Data to use →
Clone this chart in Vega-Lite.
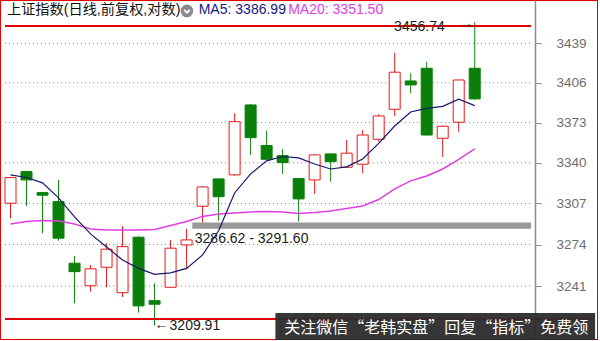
{
  "$schema": "https://vega.github.io/schema/vega-lite/v6.json",
  "width": 598,
  "height": 340,
  "padding": 0,
  "autosize": "none",
  "background": "white",
  "config": {
    "view": {"stroke": "#e00000", "strokeWidth": 2},
    "font": "Liberation Sans"
  },
  "datasets": {
    "candles": [
      {"day": 0, "open": 3307.2, "high": 3328.5, "low": 3295.1, "close": 3328.0, "ma5": 3330.2, "ma20": 3290.5},
      {"day": 1, "open": 3332.9, "high": 3333.5, "low": 3305.0, "close": 3326.1, "ma5": 3328.1, "ma20": 3292.5},
      {"day": 2, "open": 3315.8, "high": 3316.0, "low": 3283.1, "close": 3313.7, "ma5": 3323.7, "ma20": 3293.3},
      {"day": 3, "open": 3308.5, "high": 3326.1, "low": 3277.1, "close": 3279.1, "ma5": 3311.5, "ma20": 3292.9},
      {"day": 4, "open": 3259.1, "high": 3264.9, "low": 3227.4, "close": 3252.4, "ma5": 3296.2, "ma20": 3290.5},
      {"day": 5, "open": 3241.2, "high": 3257.7, "low": 3236.5, "close": 3254.6, "ma5": 3282.5, "ma20": 3286.5},
      {"day": 6, "open": 3255.9, "high": 3275.0, "low": 3240.0, "close": 3270.3, "ma5": 3272.1, "ma20": 3285.7},
      {"day": 7, "open": 3235.7, "high": 3288.7, "low": 3232.3, "close": 3272.3, "ma5": 3261.7, "ma20": 3285.7},
      {"day": 8, "open": 3279.9, "high": 3280.5, "low": 3220.0, "close": 3225.3, "ma5": 3255.0, "ma20": 3285.7},
      {"day": 9, "open": 3229.4, "high": 3243.2, "low": 3209.91, "close": 3226.6, "ma5": 3250.2, "ma20": 3286.1},
      {"day": 10, "open": 3240.0, "high": 3277.7, "low": 3239.5, "close": 3271.1, "ma5": 3251.4, "ma20": 3289.3},
      {"day": 11, "open": 3273.7, "high": 3286.62, "low": 3254.3, "close": 3277.7, "ma5": 3255.0, "ma20": 3292.5},
      {"day": 12, "open": 3304.8, "high": 3321.0, "low": 3291.6, "close": 3320.4, "ma5": 3265.7, "ma20": 3296.6},
      {"day": 13, "open": 3326.9, "high": 3327.5, "low": 3293.0, "close": 3312.5, "ma5": 3285.0, "ma20": 3298.6},
      {"day": 14, "open": 3330.2, "high": 3380.7, "low": 3329.5, "close": 3373.8, "ma5": 3315.5, "ma20": 3299.4},
      {"day": 15, "open": 3387.6, "high": 3388.2, "low": 3346.5, "close": 3360.6, "ma5": 3331.0, "ma20": 3300.2},
      {"day": 16, "open": 3354.2, "high": 3366.4, "low": 3342.5, "close": 3342.9, "ma5": 3341.6, "ma20": 3300.6},
      {"day": 17, "open": 3345.9, "high": 3351.1, "low": 3331.0, "close": 3340.2, "ma5": 3345.2, "ma20": 3300.2},
      {"day": 18, "open": 3327.2, "high": 3327.8, "low": 3292.4, "close": 3310.7, "ma5": 3344.0, "ma20": 3299.0},
      {"day": 19, "open": 3326.1, "high": 3347.0, "low": 3314.7, "close": 3346.5, "ma5": 3339.1, "ma20": 3299.8},
      {"day": 20, "open": 3347.3, "high": 3347.8, "low": 3324.7, "close": 3341.0, "ma5": 3335.0, "ma20": 3301.0},
      {"day": 21, "open": 3336.4, "high": 3358.7, "low": 3336.0, "close": 3347.9, "ma5": 3336.7, "ma20": 3303.0},
      {"day": 22, "open": 3338.9, "high": 3366.9, "low": 3331.5, "close": 3362.8, "ma5": 3343.2, "ma20": 3305.0},
      {"day": 23, "open": 3359.3, "high": 3379.9, "low": 3357.4, "close": 3378.5, "ma5": 3355.9, "ma20": 3310.2},
      {"day": 24, "open": 3384.0, "high": 3431.1, "low": 3378.5, "close": 3414.8, "ma5": 3370.2, "ma20": 3318.8},
      {"day": 25, "open": 3407.5, "high": 3413.9, "low": 3397.3, "close": 3404.2, "ma5": 3381.8, "ma20": 3325.3},
      {"day": 26, "open": 3418.1, "high": 3423.6, "low": 3362.3, "close": 3362.8, "ma5": 3384.7, "ma20": 3329.3},
      {"day": 27, "open": 3360.1, "high": 3370.5, "low": 3344.8, "close": 3370.0, "ma5": 3386.4, "ma20": 3335.0},
      {"day": 28, "open": 3373.3, "high": 3408.8, "low": 3365.5, "close": 3408.3, "ma5": 3392.3, "ma20": 3342.8},
      {"day": 29, "open": 3418.1, "high": 3456.74, "low": 3392.0, "close": 3392.6, "ma5": 3386.99, "ma20": 3351.5}
    ],
    "levels": [
      {"level": 3241}, {"level": 3274}, {"level": 3307}, {"level": 3340},
      {"level": 3373}, {"level": 3406}, {"level": 3439}
    ],
    "gap": [
      {"lo": 3286.62, "hi": 3291.6, "label": "3286.62 - 3291.60"}
    ]
  },
  "layer": [
    {
      "data": {"name": "levels"},
      "mark": {"type": "rule", "color": "#8c8c8c", "strokeDash": [1, 3], "strokeWidth": 1},
      "encoding": {
        "x": {"datum": -0.344, "type": "quantitative", "scale": {"domain": [-0.344, 36.388], "nice": false, "zero": false}, "axis": null},
        "x2": {"datum": 32.52},
        "y": {
          "field": "level", "type": "quantitative",
          "scale": {"type": "log", "domain": [3198.53, 3475.57], "nice": false},
          "axis": {
            "orient": "right", "offset": -63, "title": null, "grid": false,
            "values": [3241, 3274, 3307, 3340, 3373, 3406, 3439], "format": "d",
            "domainColor": "#8c8c8c", "domainWidth": 1.5,
            "tickColor": "#8c8c8c", "tickSize": 6, "tickWidth": 1,
            "labelPadding": 15, "labelColor": "#6e6e6e", "labelFontSize": 13.5,
            "labelFont": "Liberation Sans", "labelFlush": false, "labelOverlap": false
          }
        }
      }
    },
    {
      "data": {"name": "gap"},
      "mark": {"type": "rect", "color": "#999999"},
      "encoding": {
        "x": {"datum": 11.358, "type": "quantitative", "scale": {"domain": [-0.344, 36.388], "nice": false, "zero": false}, "axis": null},
        "x2": {"datum": 32.52},
        "y": {"field": "lo", "type": "quantitative", "scale": {"type": "log", "domain": [3198.53, 3475.57], "nice": false}},
        "y2": {"field": "hi"}
      }
    },
    {
      "data": {"name": "candles"},
      "mark": {"type": "rule", "strokeWidth": 1},
      "encoding": {
        "x": {"field": "day", "type": "quantitative", "scale": {"domain": [-0.344, 36.388], "nice": false, "zero": false}, "axis": null},
        "y": {"field": "low", "type": "quantitative", "scale": {"type": "log", "domain": [3198.53, 3475.57], "nice": false}},
        "y2": {"field": "high"},
        "color": {"condition": {"test": "datum.close >= datum.open", "value": "#e31a1a"}, "value": "#0a800a"}
      }
    },
    {
      "data": {"name": "candles"},
      "mark": {"type": "bar", "size": 11, "strokeWidth": 1},
      "encoding": {
        "x": {"field": "day", "type": "quantitative", "scale": {"domain": [-0.344, 36.388], "nice": false, "zero": false}, "axis": null},
        "y": {"field": "open", "type": "quantitative", "scale": {"type": "log", "domain": [3198.53, 3475.57], "nice": false}},
        "y2": {"field": "close"},
        "fill": {"condition": {"test": "datum.close >= datum.open", "value": "#ffffff"}, "value": "#0a800a"},
        "stroke": {"condition": {"test": "datum.close >= datum.open", "value": "#e31a1a"}, "value": "#0a800a"}
      }
    },
    {
      "data": {"name": "candles"},
      "mark": {"type": "line", "color": "#e03ee0", "strokeWidth": 1.5},
      "encoding": {
        "x": {"field": "day", "type": "quantitative", "scale": {"domain": [-0.344, 36.388], "nice": false, "zero": false}, "axis": null},
        "y": {"field": "ma20", "type": "quantitative", "scale": {"type": "log", "domain": [3198.53, 3475.57], "nice": false}}
      }
    },
    {
      "data": {"name": "candles"},
      "mark": {"type": "line", "color": "#161670", "strokeWidth": 1.2},
      "encoding": {
        "x": {"field": "day", "type": "quantitative", "scale": {"domain": [-0.344, 36.388], "nice": false, "zero": false}, "axis": null},
        "y": {"field": "ma5", "type": "quantitative", "scale": {"type": "log", "domain": [3198.53, 3475.57], "nice": false}}
      }
    },
    {
      "data": {"values": [{}]},
      "mark": {"type": "rule", "color": "#e00000", "strokeWidth": 2},
      "encoding": {
        "x": {"datum": -0.344, "type": "quantitative", "scale": {"domain": [-0.344, 36.388], "nice": false, "zero": false}, "axis": null},
        "x2": {"datum": 32.52},
        "y": {"datum": 3453.56, "type": "quantitative", "scale": {"type": "log", "domain": [3198.53, 3475.57], "nice": false}}
      }
    },
    {
      "data": {"values": [{}]},
      "mark": {"type": "rule", "color": "#e00000", "strokeWidth": 2},
      "encoding": {
        "x": {"datum": -0.344, "type": "quantitative", "scale": {"domain": [-0.344, 36.388], "nice": false, "zero": false}, "axis": null},
        "x2": {"datum": 36.388},
        "y": {"datum": 3215.0, "type": "quantitative", "scale": {"type": "log", "domain": [3198.53, 3475.57], "nice": false}}
      }
    },
    {
      "data": {"name": "gap"},
      "mark": {"type": "text", "align": "left", "baseline": "top", "dy": 3, "fontSize": 14, "color": "#1a1a1a"},
      "encoding": {
        "x": {"datum": 11.511, "type": "quantitative", "scale": {"domain": [-0.344, 36.388], "nice": false, "zero": false}, "axis": null},
        "y": {"field": "lo", "type": "quantitative", "scale": {"type": "log", "domain": [3198.53, 3475.57], "nice": false}},
        "text": {"field": "label"}
      }
    },
    {
      "data": {"name": "candles"},
      "transform": [{"filter": "datum.day == 29"}],
      "layer": [
        {
          "mark": {"type": "text", "align": "right", "baseline": "middle", "dx": -30, "dy": 5, "fontSize": 14, "color": "#1a1a1a"},
          "encoding": {"text": {"field": "high", "type": "quantitative", "format": ".2f"}}
        },
        {
          "mark": {"type": "text", "align": "right", "baseline": "middle", "dx": -1, "dy": 1, "fontSize": 15, "color": "#1a1a1a", "text": "→"},
          "encoding": {}
        }
      ],
      "encoding": {
        "x": {"field": "day", "type": "quantitative", "scale": {"domain": [-0.344, 36.388], "nice": false, "zero": false}, "axis": null},
        "y": {"field": "high", "type": "quantitative", "scale": {"type": "log", "domain": [3198.53, 3475.57], "nice": false}}
      }
    },
    {
      "data": {"name": "candles"},
      "transform": [{"filter": "datum.day == 9"}],
      "layer": [
        {
          "mark": {"type": "text", "align": "left", "baseline": "middle", "dx": 0, "dy": 0, "fontSize": 14, "color": "#1a1a1a", "text": "←"},
          "encoding": {}
        },
        {
          "mark": {"type": "text", "align": "left", "baseline": "middle", "dx": 15, "dy": 1, "fontSize": 14, "color": "#1a1a1a"},
          "encoding": {"text": {"field": "low", "type": "quantitative", "format": ".2f"}}
        }
      ],
      "encoding": {
        "x": {"field": "day", "type": "quantitative", "scale": {"domain": [-0.344, 36.388], "nice": false, "zero": false}, "axis": null},
        "y": {"field": "low", "type": "quantitative", "scale": {"type": "log", "domain": [3198.53, 3475.57], "nice": false}}
      }
    },
    {
      "data": {"values": [{}]},
      "mark": {"type": "text", "align": "left", "baseline": "middle", "font": "Liberation Sans, Noto Sans CJK SC", "fontSize": 14.2, "color": "#111111", "text": "上证指数(日线,前复权,对数)"},
      "encoding": {
        "x": {"datum": -0.221, "type": "quantitative", "scale": {"domain": [-0.344, 36.388], "nice": false, "zero": false}, "axis": null},
        "y": {"datum": 3466.7, "type": "quantitative", "scale": {"type": "log", "domain": [3198.53, 3475.57], "nice": false}}
      }
    },
    {
      "data": {"values": [{}]},
      "layer": [
        {"mark": {"type": "point", "shape": "circle", "filled": true, "size": 160, "color": "#8a8a8a", "opacity": 1}, "encoding": {}},
        {"mark": {"type": "point", "shape": "M-0.45,-0.18L0,0.27L0.45,-0.18", "filled": false, "size": 160, "stroke": "#ffffff", "strokeWidth": 1.8, "opacity": 1}, "encoding": {}}
      ],
      "encoding": {
        "x": {"datum": 11.02, "type": "quantitative", "scale": {"domain": [-0.344, 36.388], "nice": false, "zero": false}, "axis": null},
        "y": {"datum": 3466.3, "type": "quantitative", "scale": {"type": "log", "domain": [3198.53, 3475.57], "nice": false}}
      }
    },
    {
      "data": {"name": "candles"},
      "transform": [{"filter": "datum.day == 29"}],
      "layer": [
        {
          "mark": {"type": "text", "align": "left", "baseline": "middle", "fontSize": 14, "color": "#161680", "text": "MA5:"},
          "encoding": {"x": {"datum": 11.757, "type": "quantitative", "scale": {"domain": [-0.344, 36.388], "nice": false, "zero": false}, "axis": null}}
        },
        {
          "mark": {"type": "text", "align": "left", "baseline": "middle", "dx": 36.6, "fontSize": 14, "color": "#161680"},
          "encoding": {
            "x": {"datum": 11.757, "type": "quantitative", "scale": {"domain": [-0.344, 36.388], "nice": false, "zero": false}, "axis": null},
            "text": {"field": "ma5", "type": "quantitative", "format": ".2f"}
          }
        },
        {
          "mark": {"type": "text", "align": "left", "baseline": "middle", "fontSize": 14, "color": "#e03ee0", "text": "MA20:"},
          "encoding": {"x": {"datum": 17.346, "type": "quantitative", "scale": {"domain": [-0.344, 36.388], "nice": false, "zero": false}, "axis": null}}
        },
        {
          "mark": {"type": "text", "align": "left", "baseline": "middle", "dx": 44.4, "fontSize": 14, "color": "#e03ee0"},
          "encoding": {
            "x": {"datum": 17.346, "type": "quantitative", "scale": {"domain": [-0.344, 36.388], "nice": false, "zero": false}, "axis": null},
            "text": {"field": "ma20", "type": "quantitative", "format": ".2f"}
          }
        }
      ],
      "encoding": {
        "y": {"datum": 3466.7, "type": "quantitative", "scale": {"type": "log", "domain": [3198.53, 3475.57], "nice": false}}
      }
    },
    {
      "data": {"values": [{}]},
      "mark": {"type": "rect", "color": "#2b2b2b", "opacity": 0.95},
      "encoding": {
        "x": {"datum": 16.548, "type": "quantitative", "scale": {"domain": [-0.344, 36.388], "nice": false, "zero": false}, "axis": null},
        "x2": {"datum": 36.52},
        "y": {"datum": 3219.71, "type": "quantitative", "scale": {"type": "log", "domain": [3198.53, 3475.57], "nice": false}},
        "y2": {"datum": 3197.0}
      }
    },
    {
      "data": {"values": [{}]},
      "mark": {"type": "text", "align": "left", "baseline": "middle", "font": "Noto Sans CJK SC", "fontSize": 16, "color": "#ffffff", "text": "关注微信“老韩实盘”回复“指标”免费领"},
      "encoding": {
        "x": {"datum": 17.1, "type": "quantitative", "scale": {"domain": [-0.344, 36.388], "nice": false, "zero": false}, "axis": null},
        "y": {"datum": 3207.9, "type": "quantitative", "scale": {"type": "log", "domain": [3198.53, 3475.57], "nice": false}}
      }
    }
  ]
}
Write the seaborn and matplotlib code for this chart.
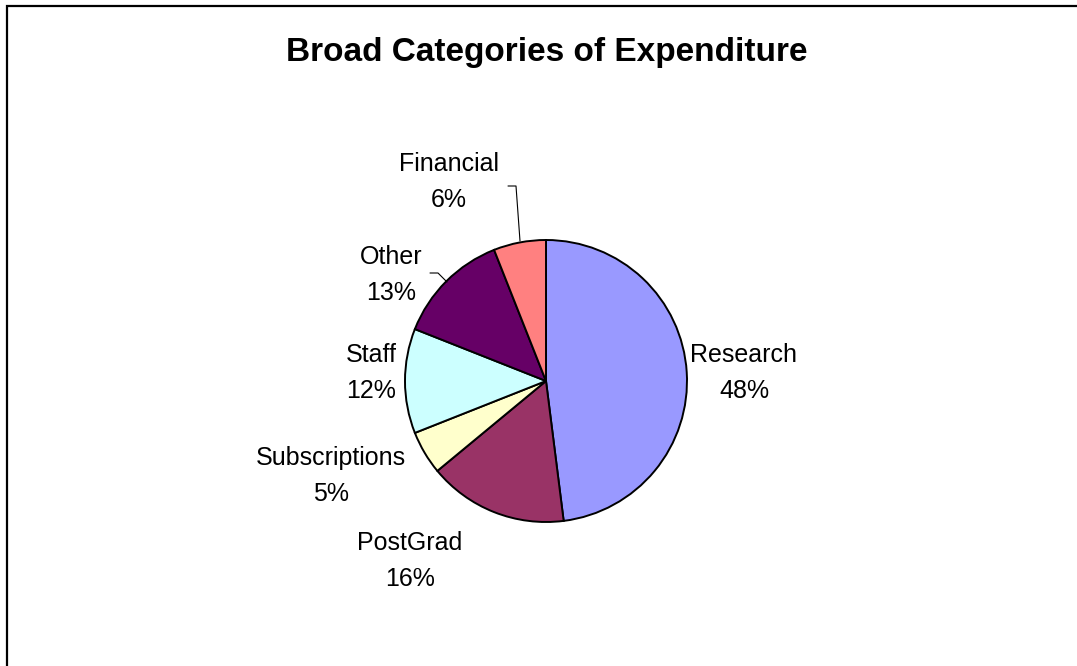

The problem →
From the entries above, copy out every line where the string "this" appears.

Output →
Clone this chart in Vega-Lite.
Write the seaborn and matplotlib code for this chart.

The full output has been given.